Arrête de me faire la cour, je finirai par aimer ça. 

Viens m’embrasser, ça t’apprendra à avoir seize ans de moins que moi. 

Nous devrions divorcer pour avoir le plaisir de se remarier.

Quand tu n’es pas là, je n’existe plus. 

On ne s’ennuie pas avec toi, une personnalité heurtée et contradictoire. 

Je ne veux pas mourir pour ne pas te faire de peine. 

Tu es ma rose et je suis ton souci. 

Tu t’es dit : je trouverai peut être pire ailleurs et tu m’as gardé. 

Je te plais encore ? Alors tu as de drôles de goûts ! 

Tu es mon port d’attache. 

Si tu viens sur le lit, je te donnerai 100 euros, si tu viens tout de suite ce sera 120 euros. 

La seule chose qui me maintienne en vie, c’est la curiosité de ce que tu fais. 

Il continue de te courtiser ton vieil amant ! 

Ma vie ne tient plus qu’à un fil et ce fil c’est toi. 

Je n’ai plus qu’un désir c’est de te plaire.

Tu es mon violoncelle et j’en joue pour en tirer des sons merveilleux. 

Tu ravives chez ce vieillard de 90 ans les émois d’un jeune homme de 18 ans.

Tu me pardonnes tout parce que je suis un voyou.

 

Combien de fois ai-je entendu cette phrase : « ne sommes-nous pas heureux ? ».

Jamais il n’aurait pu vivre seul.
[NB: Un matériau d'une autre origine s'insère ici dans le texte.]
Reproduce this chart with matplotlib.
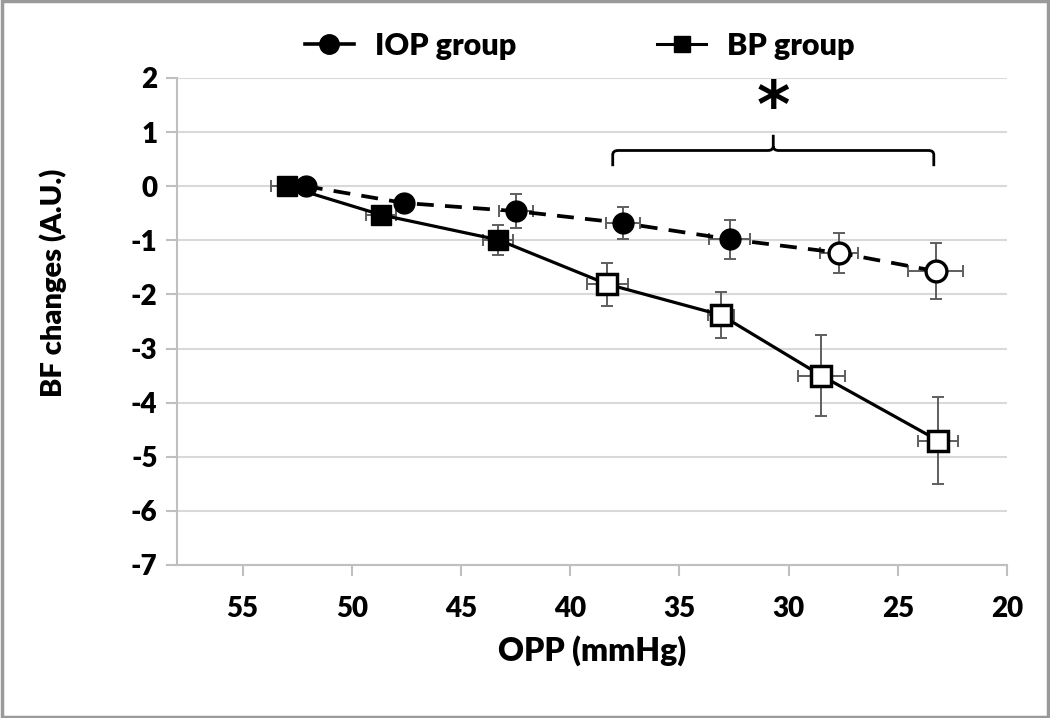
import matplotlib
matplotlib.use("Agg")
import matplotlib.pyplot as plt
from matplotlib.lines import Line2D
from matplotlib.patches import Rectangle, PathPatch
from matplotlib.path import Path

plt.rcParams['font.family'] = ['Lato', 'DejaVu Sans']
plt.rcParams['font.weight'] = 'heavy'
FW = 'heavy'

# IOP group
iop_x = [52.1, 47.6, 42.5, 37.6, 32.7, 27.7, 23.25]
iop_y = [0.0, -0.31, -0.46, -0.68, -0.98, -1.23, -1.57]
iop_xerr = [0.0, 0.3, 0.78, 0.78, 0.92, 0.87, 1.26]
iop_yerr = [0.0, 0.12, 0.31, 0.30, 0.36, 0.37, 0.52]
iop_open = [False, False, False, False, False, True, True]

# BP group
bp_x = [52.95, 48.65, 43.3, 38.3, 33.1, 28.5, 23.15]
bp_y = [0.0, -0.53, -0.99, -1.81, -2.38, -3.50, -4.70]
bp_xerr = [0.73, 0.69, 0.69, 0.94, 0.60, 1.08, 0.92]
bp_yerr = [0.0, 0.08, 0.28, 0.40, 0.42, 0.75, 0.81]
bp_open = [False, False, False, True, True, True, True]

x_ticks = [55, 50, 45, 40, 35, 30, 25, 20]
y_ticks = [2, 1, 0, -1, -2, -3, -4, -5, -6, -7]

fig = plt.figure(figsize=(10.5, 7.18), dpi=100)
ax = fig.add_axes([0.1686, 0.2131, 0.9590 - 0.1686, 0.8914 - 0.2131])

ebc = '#5e5e5e'
# error bars
ax.errorbar(iop_x, iop_y, xerr=iop_xerr, yerr=iop_yerr, fmt='none',
            ecolor=ebc, elinewidth=1.4, capsize=4, capthick=1.4, zorder=2)
ax.errorbar(bp_x, bp_y, xerr=bp_xerr, yerr=bp_yerr, fmt='none',
            ecolor=ebc, elinewidth=1.4, capsize=4, capthick=1.4, zorder=2)

# lines
ax.plot(iop_x, iop_y, color='black', lw=2.7, ls=(0, (4.5, 3)), zorder=3)
ax.plot(bp_x, bp_y, color='black', lw=2.3, ls='-', zorder=3)

# markers
for x, y, o in zip(iop_x, iop_y, iop_open):
    ax.plot([x], [y], marker='o', ms=15, mfc='white' if o else 'black',
            mec='black', mew=2.4 if o else 1.0, ls='none', zorder=5)
for x, y, o in zip(bp_x, bp_y, bp_open):
    ax.plot([x], [y], marker='s', ms=14, mfc='white' if o else 'black',
            mec='black', mew=2.5 if o else 1.0, ls='none', zorder=4)

ax.set_xlim(58, 20)
ax.set_ylim(-7, 2)
ax.set_xticks(x_ticks)
ax.set_yticks(y_ticks)
ax.set_xticklabels([str(t) for t in x_ticks], fontsize=20, fontweight=FW)
ax.set_yticklabels([str(t) for t in y_ticks], fontsize=20, fontweight=FW)
ax.yaxis.grid(True, color='#d9d9d9', lw=1.5, zorder=0)
ax.set_axisbelow(True)
for s in ['top', 'right']:
    ax.spines[s].set_visible(False)
for s in ['left', 'bottom']:
    ax.spines[s].set_color('#bfbfbf')
    ax.spines[s].set_linewidth(1.5)
ax.tick_params(axis='both', direction='out', color='#bfbfbf', width=1.5, length=8)
ax.tick_params(axis='x', pad=14)
ax.tick_params(axis='y', pad=6)

ax.set_xlabel('OPP (mmHg)', fontsize=23, fontweight=FW, labelpad=10)
fig.text(0.051, 1 - 283 / 718, 'BF changes (A.U.)', rotation=90, fontsize=21,
         fontweight=FW, ha='center', va='center')

# significance bracket
xl, xr, xc = 38.05, 23.35, 30.7
yh, ye, yp = 0.66, 0.37, 0.95
r = 0.25
verts = [(xl, ye), (xl, yh - 0.08), (xl, yh), (xl - r, yh),
         (xc + r, yh), (xc, yh), (xc, yh + 0.08), (xc, yp),
         (xc, yh + 0.08), (xc, yh), (xc - r, yh),
         (xr + r, yh), (xr, yh), (xr, yh - 0.08), (xr, ye)]
codes = [Path.MOVETO, Path.LINETO, Path.CURVE3, Path.CURVE3,
         Path.LINETO, Path.CURVE3, Path.CURVE3, Path.LINETO,
         Path.MOVETO, Path.CURVE3, Path.CURVE3,
         Path.LINETO, Path.CURVE3, Path.CURVE3, Path.LINETO]
ax.add_patch(PathPatch(Path(verts, codes), fill=False, lw=2.0, ec='black',
                       zorder=6, clip_on=False))
ax.text(xc, 1.42, '*', fontsize=46, fontweight='bold', ha='center',
        va='center', family='DejaVu Sans')

# legend
h_iop = Line2D([], [], color='black', lw=2.6, marker='o', ms=14, mfc='black', mec='black')
h_bp = Line2D([], [], color='black', lw=2.2, marker='s', ms=11, mfc='black', mec='black')
leg = fig.legend([h_iop, h_bp], ['IOP group', 'BP group'], ncol=2,
                 loc='center', bbox_to_anchor=(580 / 1050, 1 - 46 / 718),
                 frameon=False, handlelength=1.6, columnspacing=4.6,
                 handletextpad=0.7, prop={'size': 22, 'weight': FW})

# figure border
fig.patches.append(Rectangle((0.0015, 0.002), 0.997, 0.996, transform=fig.transFigure,
                             fill=False, ec='#9a9a9a', lw=2.5))

fig.savefig('out.png', dpi=100)
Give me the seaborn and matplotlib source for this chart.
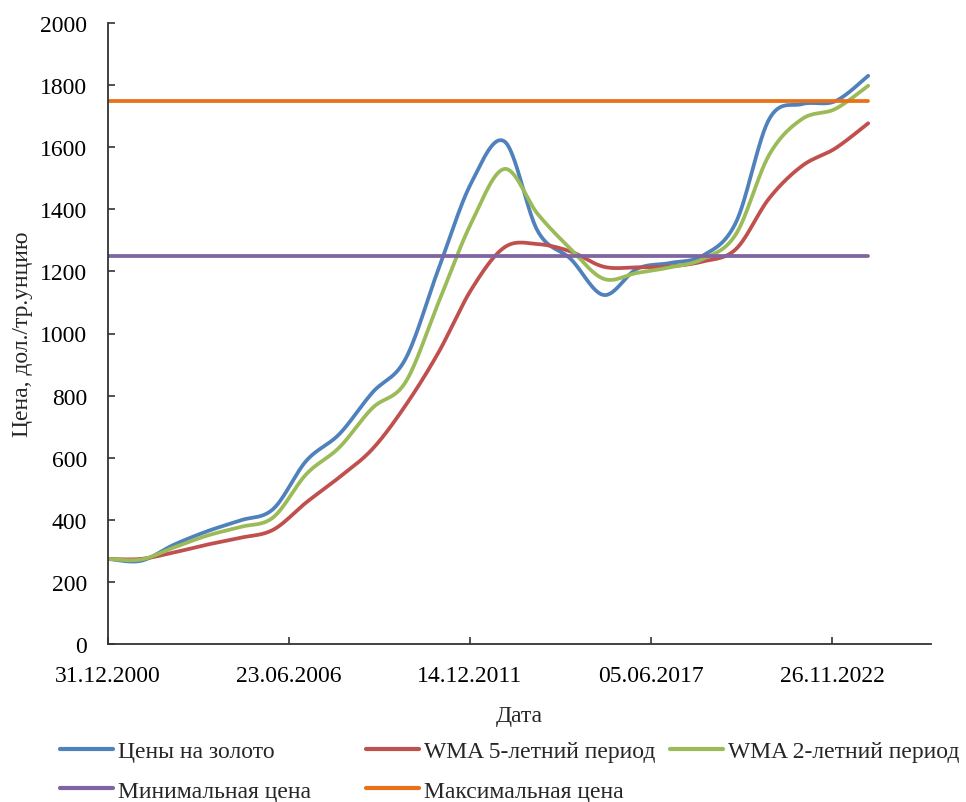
import numpy as np
import pandas as pd
import seaborn as sns
import matplotlib
matplotlib.use("Agg")
import matplotlib.pyplot as plt
from matplotlib.lines import Line2D
import datetime as dt

# ---- data ----
years = list(range(2000, 2024))
gold = [274, 268, 320, 363, 398, 435, 590, 676, 810, 918, 1208, 1487, 1618,
        1330, 1240, 1124, 1208, 1227, 1251, 1358, 1690, 1739, 1748, 1830]
wma5 = [274, 274, 295, 320, 342, 368, 456, 537, 628, 768, 939, 1143, 1278,
        1288, 1264, 1215, 1213, 1216, 1232, 1272, 1435, 1540, 1596, 1677]
wma2 = [274, 272, 311, 349, 377, 408, 547, 633, 760, 843, 1100, 1358, 1530,
        1385, 1272, 1176, 1195, 1213, 1240, 1320, 1575, 1691, 1723, 1798]
min_price = [1250] * len(years)
max_price = [1750] * len(years)
tick_dates = ["31.12.2000", "23.06.2006", "14.12.2011", "05.06.2017", "26.11.2022"]
labels = ["Цены на золото", "WMA 5-летний период", "WMA 2-летний период",
          "Минимальная цена", "Максимальная цена"]
colors = ["#4F81BD", "#C0504D", "#9BBB59", "#8064A2", "#E8711A"]

start = dt.date(2000, 12, 31)
x_days = np.array([(dt.date(y, 12, 31) - start).days for y in years], float)


def smooth(x, y, n=30):
    """Excel-like smoothed line (cubic Bezier, Catmull-Rom control points)."""
    x = np.asarray(x, float); y = np.asarray(y, float)
    P = np.column_stack([x, y])
    Pe = np.vstack([P[0], P, P[-1]])
    out = [P[0]]
    t = np.linspace(0, 1, n)[1:, None]
    for i in range(len(P) - 1):
        p0, p3 = Pe[i + 1], Pe[i + 2]
        c1 = p0 + (Pe[i + 2] - Pe[i]) / 6.0
        c2 = p3 - (Pe[i + 3] - Pe[i + 1]) / 6.0
        seg = ((1 - t) ** 3) * p0 + 3 * ((1 - t) ** 2) * t * c1 + 3 * (1 - t) * t ** 2 * c2 + t ** 3 * p3
        out.extend(seg)
    out = np.array(out)
    return out[:, 0], out[:, 1]


sns.set_theme(style="white")
plt.rcParams["font.family"] = ["Liberation Serif", "DejaVu Serif"]
FS = 17

fig = plt.figure(figsize=(9.66, 8.03), dpi=100)
ax = fig.add_axes([108 / 966, 1 - 645 / 803, (931 - 108) / 966, (645 - 24) / 803])

series = [gold, wma5, wma2]
for vals, lab, col in zip(series, labels[:3], colors[:3]):
    sx, sy = smooth(x_days, vals)
    df = pd.DataFrame({"x": sx, "y": sy})
    sns.lineplot(data=df, x="x", y="y", ax=ax, color=col, linewidth=2.7,
                 sort=False, estimator=None, legend=False)
for vals, col in zip([min_price, max_price], colors[3:]):
    df = pd.DataFrame({"x": x_days, "y": vals})
    sns.lineplot(data=df, x="x", y="y", ax=ax, color=col, linewidth=2.7,
                 sort=False, estimator=None, legend=False)

ax.set_ylim(0, 2000)
ax.set_xlim(0, 9094)
ax.set_yticks(np.arange(0, 2001, 200))
tick_pos = [(dt.datetime.strptime(s, "%d.%m.%Y").date() - start).days for s in tick_dates]
ax.set_xticks(tick_pos)
ax.set_xticklabels(tick_dates)
ax.tick_params(axis="both", direction="in", length=5, width=1.2, colors="#333333",
               labelsize=FS, labelcolor="black")
ax.tick_params(axis="y", pad=15, left=True)
ax.tick_params(axis="x", pad=15, bottom=True)
for s in ["top", "right"]:
    ax.spines[s].set_visible(False)
for s in ["left", "bottom"]:
    ax.spines[s].set_color("#333333")
    ax.spines[s].set_linewidth(1.3)
ax.grid(False)
ax.set_xlabel("Дата", fontsize=FS, labelpad=14)
ax.set_ylabel("Цена, дол./тр.унцию", fontsize=FS, labelpad=5)

# legend: 5 single-entry legends placed in a 3-column grid
pos = [(60, 752), (366, 752), (670, 752), (60, 792), (366, 792)]
for (px, py), lab, col in zip(pos, labels, colors):
    h = Line2D([], [], color=col, linewidth=3)
    fig.legend([h], [lab], loc="center left",
               bbox_to_anchor=(px / 966, 1 - py / 803),
               frameon=False, fontsize=FS, borderpad=0, borderaxespad=0,
               handlelength=2.25, handletextpad=0.2)

fig.savefig("out.png", dpi=100)
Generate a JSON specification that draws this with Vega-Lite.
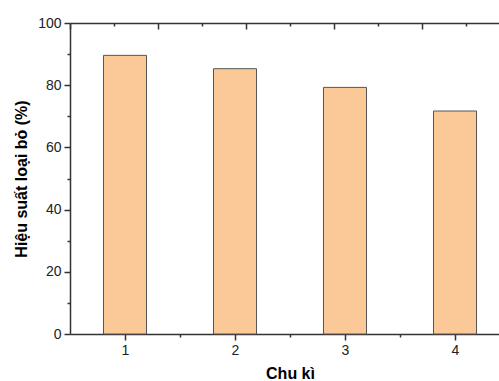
{
  "$schema": "https://vega.github.io/schema/vega-lite/v6.json",
  "width": 429,
  "height": 311,
  "autosize": {"type": "none"},
  "padding": {"left": 70, "top": 23, "right": 0, "bottom": 47},
  "background": "white",
  "config": {
    "view": {"stroke": null},
    "axis": {
      "labelFont": "Liberation Sans",
      "titleFont": "Liberation Sans",
      "domainColor": "#333333",
      "tickColor": "#333333",
      "labelColor": "#222222",
      "titleColor": "#000000",
      "grid": false,
      "domainWidth": 1.5,
      "tickWidth": 1.5
    }
  },
  "data": {
    "values": [
      {"cycle": 1, "efficiency": 89.6},
      {"cycle": 2, "efficiency": 85.3},
      {"cycle": 3, "efficiency": 79.3},
      {"cycle": 4, "efficiency": 71.7}
    ]
  },
  "layer": [
    {
      "mark": {"type": "bar", "size": 43, "fill": "#FBC998", "stroke": "#555555", "strokeWidth": 1},
      "encoding": {
        "x": {
          "field": "cycle",
          "type": "quantitative",
          "scale": {"domain": [0.5, 4.4], "nice": false, "zero": false, "padding": 0},
          "axis": {
            "orient": "bottom",
            "values": [1, 2, 3, 4],
            "tickSize": 6,
            "labelFontSize": 14,
            "labelPadding": 3,
            "labelFlush": false,
            "title": "Chu kì",
            "titleFontSize": 16,
            "titleFontWeight": "bold",
            "titleX": 220,
            "titlePadding": 8
          }
        },
        "y": {
          "field": "efficiency",
          "type": "quantitative",
          "scale": {"domain": [0, 100], "nice": false, "padding": 0},
          "axis": {
            "orient": "left",
            "values": [0, 20, 40, 60, 80, 100],
            "tickSize": 6,
            "labelFontSize": 14,
            "labelPadding": 3,
            "title": "Hiệu suất loại bỏ (%)",
            "titleFontSize": 16,
            "titleFontWeight": "bold",
            "titlePadding": 8
          }
        }
      }
    },
    {
      "mark": {"type": "point", "opacity": 0},
      "encoding": {
        "x": {
          "field": "cycle",
          "type": "quantitative",
          "axis": {"orient": "bottom", "values": [1.5, 2.5, 3.5], "tickSize": 3, "labels": false, "domain": false, "title": null}
        }
      }
    },
    {
      "mark": {"type": "point", "opacity": 0},
      "encoding": {
        "x": {
          "field": "cycle",
          "type": "quantitative",
          "axis": {"orient": "top", "ticks": false, "labels": false, "domain": true, "title": null}
        }
      }
    },
    {
      "mark": {"type": "point", "opacity": 0},
      "encoding": {
        "x": {
          "field": "cycle",
          "type": "quantitative",
          "axis": {"orient": "top", "offset": -6, "values": [0.5, 1.3, 2.1, 2.9, 3.7], "tickSize": 6, "labels": false, "domain": false, "title": null}
        }
      }
    },
    {
      "mark": {"type": "point", "opacity": 0},
      "encoding": {
        "x": {
          "field": "cycle",
          "type": "quantitative",
          "axis": {"orient": "top", "offset": -3, "values": [0.9, 1.7, 2.5, 3.3, 4.1], "tickSize": 3, "labels": false, "domain": false, "title": null}
        }
      }
    },
    {
      "mark": {"type": "point", "opacity": 0},
      "encoding": {
        "y": {
          "field": "efficiency",
          "type": "quantitative",
          "axis": {"orient": "left", "values": [10, 30, 50, 70, 90], "tickSize": 3, "labels": false, "domain": false, "title": null}
        }
      }
    }
  ],
  "resolve": {"axis": {"x": "independent", "y": "independent"}}
}
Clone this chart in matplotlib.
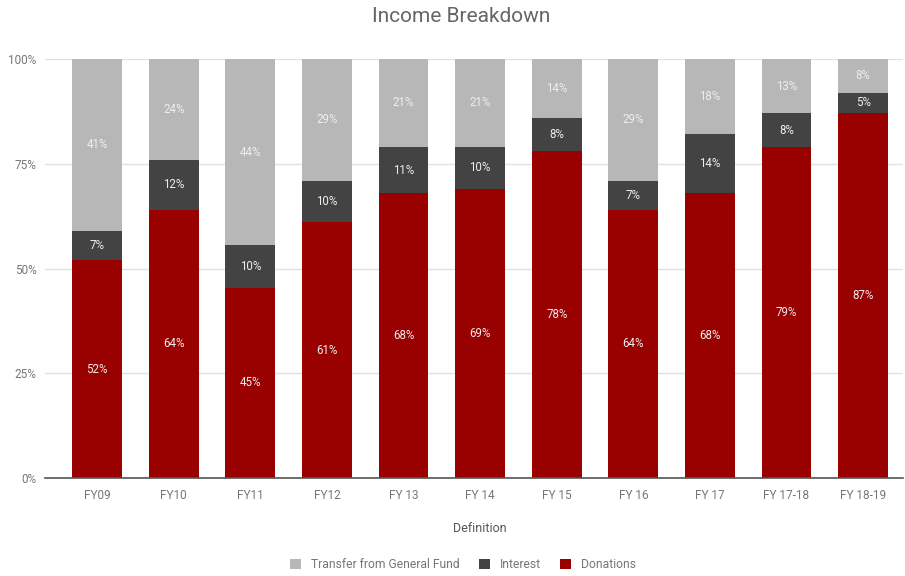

Son angoisse d’être abandonné a submergé sa vie. Malgré ou à cause de nos caractères différents il s’est attaché à moi comme on s’accroche à  une bouée.

Il n’aimait pas les visites ; préférant rester seul avec moi, surtout les visites impromptues :

                - des soi-disant amis qui viennent vous emmerder à domicile.

Il n’aimait pas non plus les vacances mais finissait toujours par me suivre. Il voulait aller en vacances à Limoges parce qu’il y avait un bon libraire d’occasion. Quand j’en avais assez, nous allions ailleurs mais il emportait une valise pleine de livres et souvent en achetait d’autres sur place. Il s’isolait dans la lecture alors je rouspétais mais il avait réponse à tout :

                - quand tu n’es pas là je ne peux pas lire. 

Trop respectueux de l’opinion des autres pour les faire changer d’avis, on ne sait pas ce qu’est la liberté tant qu’on n’a pas vécu avec quelqu’un comme lui. Partager sa vie c’est ce qui m’est arrivé de mieux.